With state regulatory system for legal pot under construction, police have been leery to investigate.

BUFFALO, N.Y. — You could call it cannabis confusion.

There are no legal cannabis sales in New York State. While recreational pot was legalized earlier this year, the state’s Cannabis Control Board and the Office of Cannabis Management are in the midst of building out a system for growing, testing and selling marijuana.

But to date, no cannabis retail licenses have been issued. That doesn’t mean there have been no transactions involving marijuana.

A cannabis event in Angola earlier this month is an example of commerce involving the “gifting” of pot. The event drew 80+ vendors. Most were offering marijuana as a gift, if someone purchased a sticker or a t-shirt or a picture.

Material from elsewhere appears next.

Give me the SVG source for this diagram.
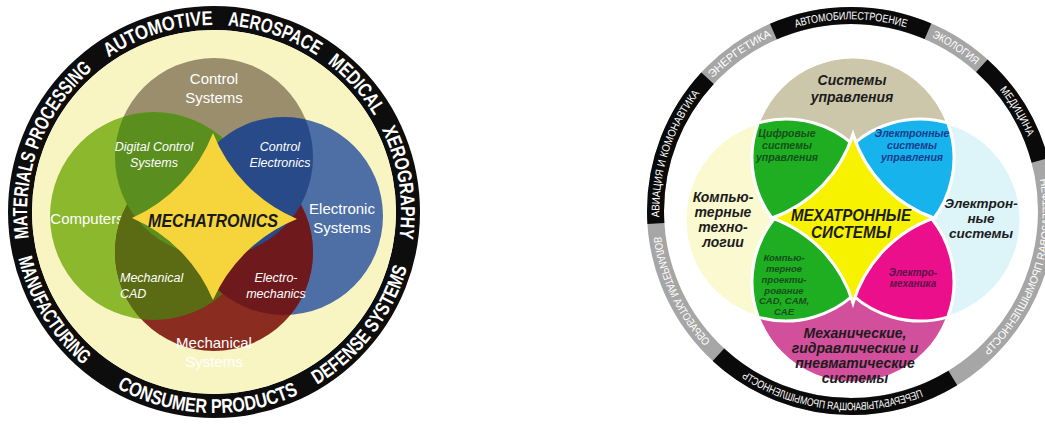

Events like this have popped-up all around the state and got the attention of the chairwoman of the Cannabis Control Board Tremaine who said, "This conduct is not legal and must stop."

Erie County District Attorney John Flynn has a different view.

"Right now, the way the current law stands is that it is legal to gift someone less than three ounces of marijuana even if it is part of a scam transaction. And I use that word scam not lightly because clearly that’s what it is,” said Flynn in an exclusive interview on the currently confusing world of legalized weed.

As long as the gifts are three ounces of cannabis or less and the receiver of the marijuana is at least 21 years old, the district attorney says it’s clearly within the boundaries of state law.

The merchant, or the gifter, could get a closer look from law enforcement says Flynn, if the purchased item is ridiculously overpriced. He used an example of someone offering a free joint if they bought a rubber band for $15.

Because under the legalization law cannabis is taxed. Flynn says that is another potential avenue where a marijuana gift could be seen as an illegal sale.

Police agencies have been leery about examining events such as the one in Angola because of the lack of clarity about what the exact elements are of a cannabis law violation. Flynn is scheduled to meet next month with the Erie County Police Chiefs Association to go over his advice on policing cannabis while the regulatory system is still under construction.

To enthusiasts, or maybe just the cannabis curious, the district attorney says this, "Just have less than three ounces. Just make sure you have less than three ounces. You’ve got nothing to worry about."